— start Dataset excerpt —

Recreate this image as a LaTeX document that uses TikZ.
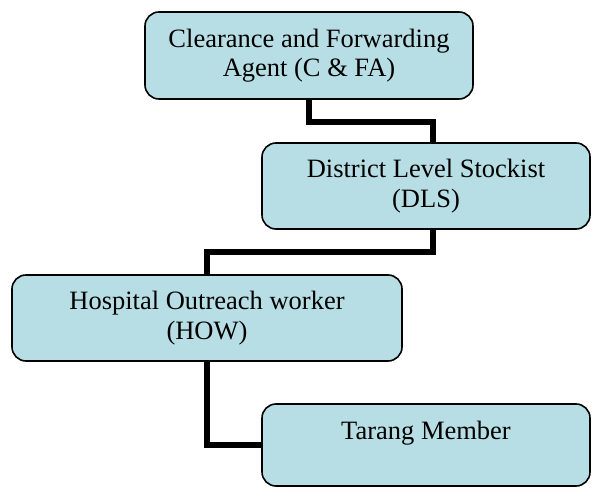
\documentclass[tikz,border=0pt]{standalone}
\usepackage{fontspec}
\setmainfont{Liberation Serif}
\usetikzlibrary{backgrounds}
\definecolor{boxfill}{RGB}{183,222,228}
\tikzset{
  orgbox/.style={draw=black, line width=1.6pt, fill=boxfill, rounded corners=14pt,
    align=center, inner sep=0pt, font=\fontsize{26.5}{29.5}\selectfont},
  conn/.style={draw=black, line width=6.5pt, line join=miter}
}
\begin{document}
\begin{tikzpicture}[x=1pt,y=1pt]
\useasboundingbox (0,0) rectangle (593,487);
\node[orgbox, minimum width=328pt, minimum height=87pt] (b1) at (309,431.5)
  {Clearance and Forwarding\\Agent (C \& FA)};
\node[orgbox, minimum width=328pt, minimum height=86pt] (b2) at (426,301)
  {District Level Stockist\\(DLS)};
\node[orgbox, minimum width=390pt, minimum height=86pt] (b3) at (207,169)
  {Hospital Outreach worker\\(HOW)};
\node[orgbox, minimum width=328pt, minimum height=82pt] (b4) at (426,42)
  {Tarang Member\\\mbox{}};
\coordinate (j1) at (433,365);
\coordinate (j2) at (433,235);
\coordinate (j3) at (207,235);
\begin{scope}[on background layer]
\draw[conn] (b1.south) |- (j1) -- (j1 |- b2.north);
\draw[conn] (j2 |- b2.south) -- (j2) -- (j3) -- (b3.north);
\draw[conn] (b3.south) |- (b4.west);
\end{scope}
\end{tikzpicture}
\end{document}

— end Dataset excerpt —

◆ Your goal
Copy the listing in full and without alteration, omitting every picture.

◆ Exercise answer
Recreate this image as a LaTeX document that uses TikZ.
\documentclass[tikz,border=0pt]{standalone}
\usepackage{fontspec}
\setmainfont{Liberation Serif}
\usetikzlibrary{backgrounds}
\definecolor{boxfill}{RGB}{183,222,228}
\tikzset{
  orgbox/.style={draw=black, line width=1.6pt, fill=boxfill, rounded corners=14pt,
    align=center, inner sep=0pt, font=\fontsize{26.5}{29.5}\selectfont},
  conn/.style={draw=black, line width=6.5pt, line join=miter}
}
\begin{document}
\begin{tikzpicture}[x=1pt,y=1pt]
\useasboundingbox (0,0) rectangle (593,487);
\node[orgbox, minimum width=328pt, minimum height=87pt] (b1) at (309,431.5)
  {Clearance and Forwarding\\Agent (C \& FA)};
\node[orgbox, minimum width=328pt, minimum height=86pt] (b2) at (426,301)
  {District Level Stockist\\(DLS)};
\node[orgbox, minimum width=390pt, minimum height=86pt] (b3) at (207,169)
  {Hospital Outreach worker\\(HOW)};
\node[orgbox, minimum width=328pt, minimum height=82pt] (b4) at (426,42)
  {Tarang Member\\\mbox{}};
\coordinate (j1) at (433,365);
\coordinate (j2) at (433,235);
\coordinate (j3) at (207,235);
\begin{scope}[on background layer]
\draw[conn] (b1.south) |- (j1) -- (j1 |- b2.north);
\draw[conn] (j2 |- b2.south) -- (j2) -- (j3) -- (b3.north);
\draw[conn] (b3.south) |- (b4.west);
\end{scope}
\end{tikzpicture}
\end{document}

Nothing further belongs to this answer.